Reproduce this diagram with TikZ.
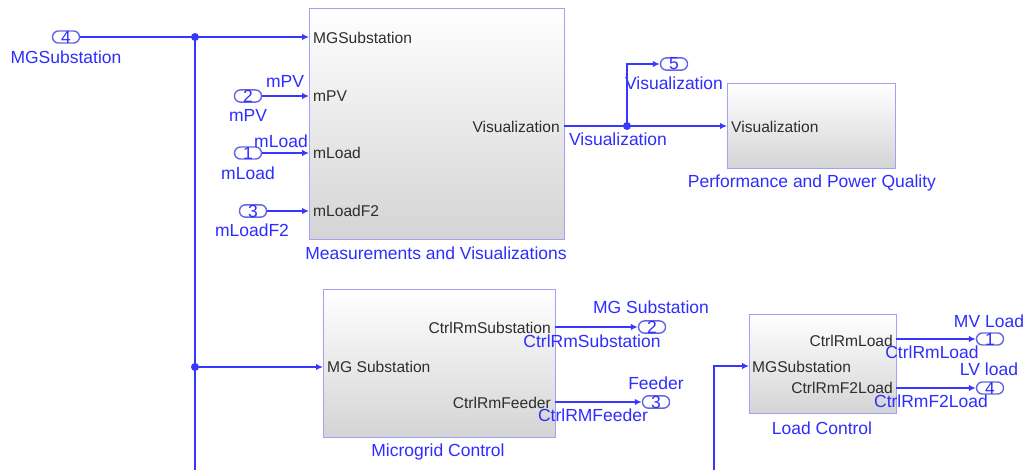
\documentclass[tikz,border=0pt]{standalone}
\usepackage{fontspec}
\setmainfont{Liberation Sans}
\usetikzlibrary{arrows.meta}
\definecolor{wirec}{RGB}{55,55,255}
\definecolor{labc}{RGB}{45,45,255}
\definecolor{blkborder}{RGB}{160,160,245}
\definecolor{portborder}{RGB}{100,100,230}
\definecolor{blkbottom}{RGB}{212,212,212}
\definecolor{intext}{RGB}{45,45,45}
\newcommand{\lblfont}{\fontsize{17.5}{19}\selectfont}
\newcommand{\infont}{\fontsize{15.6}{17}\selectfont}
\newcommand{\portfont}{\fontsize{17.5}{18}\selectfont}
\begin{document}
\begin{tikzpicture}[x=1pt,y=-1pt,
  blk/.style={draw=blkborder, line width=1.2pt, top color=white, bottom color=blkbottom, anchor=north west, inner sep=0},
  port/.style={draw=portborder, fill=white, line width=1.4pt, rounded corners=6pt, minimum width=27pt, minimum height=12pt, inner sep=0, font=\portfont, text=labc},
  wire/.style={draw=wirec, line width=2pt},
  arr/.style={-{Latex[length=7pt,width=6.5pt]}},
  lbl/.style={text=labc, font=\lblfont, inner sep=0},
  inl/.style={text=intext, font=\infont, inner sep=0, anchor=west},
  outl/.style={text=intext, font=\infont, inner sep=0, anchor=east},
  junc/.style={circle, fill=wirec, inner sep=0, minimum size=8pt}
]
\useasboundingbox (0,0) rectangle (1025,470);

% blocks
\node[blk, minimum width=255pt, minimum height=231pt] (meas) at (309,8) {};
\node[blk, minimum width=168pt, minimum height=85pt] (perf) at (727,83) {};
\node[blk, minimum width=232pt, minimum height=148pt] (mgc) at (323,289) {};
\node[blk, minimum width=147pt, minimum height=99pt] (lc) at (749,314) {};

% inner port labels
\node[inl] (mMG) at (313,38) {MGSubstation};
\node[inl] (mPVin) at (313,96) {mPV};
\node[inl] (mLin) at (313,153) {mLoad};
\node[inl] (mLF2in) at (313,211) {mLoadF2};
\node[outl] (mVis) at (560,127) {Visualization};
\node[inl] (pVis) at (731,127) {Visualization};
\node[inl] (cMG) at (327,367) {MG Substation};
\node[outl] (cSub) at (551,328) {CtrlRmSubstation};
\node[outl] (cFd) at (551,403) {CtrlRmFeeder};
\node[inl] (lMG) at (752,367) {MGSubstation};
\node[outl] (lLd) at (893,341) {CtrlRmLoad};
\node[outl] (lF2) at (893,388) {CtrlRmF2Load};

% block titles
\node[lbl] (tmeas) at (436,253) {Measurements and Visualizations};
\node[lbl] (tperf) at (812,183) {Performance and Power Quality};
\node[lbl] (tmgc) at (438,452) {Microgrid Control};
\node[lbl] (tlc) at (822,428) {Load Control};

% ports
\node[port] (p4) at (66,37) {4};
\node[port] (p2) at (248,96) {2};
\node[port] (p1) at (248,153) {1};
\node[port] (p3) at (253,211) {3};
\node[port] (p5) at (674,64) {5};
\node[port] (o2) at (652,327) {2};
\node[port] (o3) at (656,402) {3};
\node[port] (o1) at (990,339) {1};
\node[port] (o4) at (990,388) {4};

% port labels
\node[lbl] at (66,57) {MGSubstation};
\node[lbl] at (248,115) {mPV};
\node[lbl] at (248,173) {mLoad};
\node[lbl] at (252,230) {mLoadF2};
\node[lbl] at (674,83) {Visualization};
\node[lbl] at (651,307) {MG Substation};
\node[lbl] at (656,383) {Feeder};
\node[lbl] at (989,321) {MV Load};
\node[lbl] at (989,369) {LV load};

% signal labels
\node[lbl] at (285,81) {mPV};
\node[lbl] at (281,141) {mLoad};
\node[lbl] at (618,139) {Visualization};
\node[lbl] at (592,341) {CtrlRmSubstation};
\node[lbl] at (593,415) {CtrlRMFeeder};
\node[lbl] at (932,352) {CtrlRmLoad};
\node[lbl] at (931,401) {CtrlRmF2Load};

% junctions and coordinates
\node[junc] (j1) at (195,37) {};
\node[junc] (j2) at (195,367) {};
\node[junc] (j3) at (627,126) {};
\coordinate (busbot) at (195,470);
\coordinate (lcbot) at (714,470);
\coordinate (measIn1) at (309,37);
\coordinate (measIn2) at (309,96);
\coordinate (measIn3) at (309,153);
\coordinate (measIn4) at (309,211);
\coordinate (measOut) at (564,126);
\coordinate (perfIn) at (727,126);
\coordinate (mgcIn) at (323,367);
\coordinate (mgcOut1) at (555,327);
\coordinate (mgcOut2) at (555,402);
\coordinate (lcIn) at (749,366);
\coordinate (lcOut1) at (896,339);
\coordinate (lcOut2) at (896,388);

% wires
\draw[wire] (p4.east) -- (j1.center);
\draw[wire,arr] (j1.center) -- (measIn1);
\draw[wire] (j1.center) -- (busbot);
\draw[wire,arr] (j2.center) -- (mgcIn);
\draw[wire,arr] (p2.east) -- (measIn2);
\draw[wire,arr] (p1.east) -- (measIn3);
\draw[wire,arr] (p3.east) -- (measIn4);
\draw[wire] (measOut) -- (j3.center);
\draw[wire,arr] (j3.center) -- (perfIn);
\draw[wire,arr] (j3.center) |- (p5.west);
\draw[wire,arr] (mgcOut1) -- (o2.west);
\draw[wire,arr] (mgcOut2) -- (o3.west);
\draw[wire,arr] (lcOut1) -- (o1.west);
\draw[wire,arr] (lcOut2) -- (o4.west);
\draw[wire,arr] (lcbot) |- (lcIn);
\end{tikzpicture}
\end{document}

★ ★ ★

Reproduce every line above as written, skipping pictures.

• **Final answer**:
Reproduce this diagram with TikZ.
\documentclass[tikz,border=0pt]{standalone}
\usepackage{fontspec}
\setmainfont{Liberation Sans}
\usetikzlibrary{arrows.meta}
\definecolor{wirec}{RGB}{55,55,255}
\definecolor{labc}{RGB}{45,45,255}
\definecolor{blkborder}{RGB}{160,160,245}
\definecolor{portborder}{RGB}{100,100,230}
\definecolor{blkbottom}{RGB}{212,212,212}
\definecolor{intext}{RGB}{45,45,45}
\newcommand{\lblfont}{\fontsize{17.5}{19}\selectfont}
\newcommand{\infont}{\fontsize{15.6}{17}\selectfont}
\newcommand{\portfont}{\fontsize{17.5}{18}\selectfont}
\begin{document}
\begin{tikzpicture}[x=1pt,y=-1pt,
  blk/.style={draw=blkborder, line width=1.2pt, top color=white, bottom color=blkbottom, anchor=north west, inner sep=0},
  port/.style={draw=portborder, fill=white, line width=1.4pt, rounded corners=6pt, minimum width=27pt, minimum height=12pt, inner sep=0, font=\portfont, text=labc},
  wire/.style={draw=wirec, line width=2pt},
  arr/.style={-{Latex[length=7pt,width=6.5pt]}},
  lbl/.style={text=labc, font=\lblfont, inner sep=0},
  inl/.style={text=intext, font=\infont, inner sep=0, anchor=west},
  outl/.style={text=intext, font=\infont, inner sep=0, anchor=east},
  junc/.style={circle, fill=wirec, inner sep=0, minimum size=8pt}
]
\useasboundingbox (0,0) rectangle (1025,470);

% blocks
\node[blk, minimum width=255pt, minimum height=231pt] (meas) at (309,8) {};
\node[blk, minimum width=168pt, minimum height=85pt] (perf) at (727,83) {};
\node[blk, minimum width=232pt, minimum height=148pt] (mgc) at (323,289) {};
\node[blk, minimum width=147pt, minimum height=99pt] (lc) at (749,314) {};

% inner port labels
\node[inl] (mMG) at (313,38) {MGSubstation};
\node[inl] (mPVin) at (313,96) {mPV};
\node[inl] (mLin) at (313,153) {mLoad};
\node[inl] (mLF2in) at (313,211) {mLoadF2};
\node[outl] (mVis) at (560,127) {Visualization};
\node[inl] (pVis) at (731,127) {Visualization};
\node[inl] (cMG) at (327,367) {MG Substation};
\node[outl] (cSub) at (551,328) {CtrlRmSubstation};
\node[outl] (cFd) at (551,403) {CtrlRmFeeder};
\node[inl] (lMG) at (752,367) {MGSubstation};
\node[outl] (lLd) at (893,341) {CtrlRmLoad};
\node[outl] (lF2) at (893,388) {CtrlRmF2Load};

% block titles
\node[lbl] (tmeas) at (436,253) {Measurements and Visualizations};
\node[lbl] (tperf) at (812,183) {Performance and Power Quality};
\node[lbl] (tmgc) at (438,452) {Microgrid Control};
\node[lbl] (tlc) at (822,428) {Load Control};

% ports
\node[port] (p4) at (66,37) {4};
\node[port] (p2) at (248,96) {2};
\node[port] (p1) at (248,153) {1};
\node[port] (p3) at (253,211) {3};
\node[port] (p5) at (674,64) {5};
\node[port] (o2) at (652,327) {2};
\node[port] (o3) at (656,402) {3};
\node[port] (o1) at (990,339) {1};
\node[port] (o4) at (990,388) {4};

% port labels
\node[lbl] at (66,57) {MGSubstation};
\node[lbl] at (248,115) {mPV};
\node[lbl] at (248,173) {mLoad};
\node[lbl] at (252,230) {mLoadF2};
\node[lbl] at (674,83) {Visualization};
\node[lbl] at (651,307) {MG Substation};
\node[lbl] at (656,383) {Feeder};
\node[lbl] at (989,321) {MV Load};
\node[lbl] at (989,369) {LV load};

% signal labels
\node[lbl] at (285,81) {mPV};
\node[lbl] at (281,141) {mLoad};
\node[lbl] at (618,139) {Visualization};
\node[lbl] at (592,341) {CtrlRmSubstation};
\node[lbl] at (593,415) {CtrlRMFeeder};
\node[lbl] at (932,352) {CtrlRmLoad};
\node[lbl] at (931,401) {CtrlRmF2Load};

% junctions and coordinates
\node[junc] (j1) at (195,37) {};
\node[junc] (j2) at (195,367) {};
\node[junc] (j3) at (627,126) {};
\coordinate (busbot) at (195,470);
\coordinate (lcbot) at (714,470);
\coordinate (measIn1) at (309,37);
\coordinate (measIn2) at (309,96);
\coordinate (measIn3) at (309,153);
\coordinate (measIn4) at (309,211);
\coordinate (measOut) at (564,126);
\coordinate (perfIn) at (727,126);
\coordinate (mgcIn) at (323,367);
\coordinate (mgcOut1) at (555,327);
\coordinate (mgcOut2) at (555,402);
\coordinate (lcIn) at (749,366);
\coordinate (lcOut1) at (896,339);
\coordinate (lcOut2) at (896,388);

% wires
\draw[wire] (p4.east) -- (j1.center);
\draw[wire,arr] (j1.center) -- (measIn1);
\draw[wire] (j1.center) -- (busbot);
\draw[wire,arr] (j2.center) -- (mgcIn);
\draw[wire,arr] (p2.east) -- (measIn2);
\draw[wire,arr] (p1.east) -- (measIn3);
\draw[wire,arr] (p3.east) -- (measIn4);
\draw[wire] (measOut) -- (j3.center);
\draw[wire,arr] (j3.center) -- (perfIn);
\draw[wire,arr] (j3.center) |- (p5.west);
\draw[wire,arr] (mgcOut1) -- (o2.west);
\draw[wire,arr] (mgcOut2) -- (o3.west);
\draw[wire,arr] (lcOut1) -- (o1.west);
\draw[wire,arr] (lcOut2) -- (o4.west);
\draw[wire,arr] (lcbot) |- (lcIn);
\end{tikzpicture}
\end{document}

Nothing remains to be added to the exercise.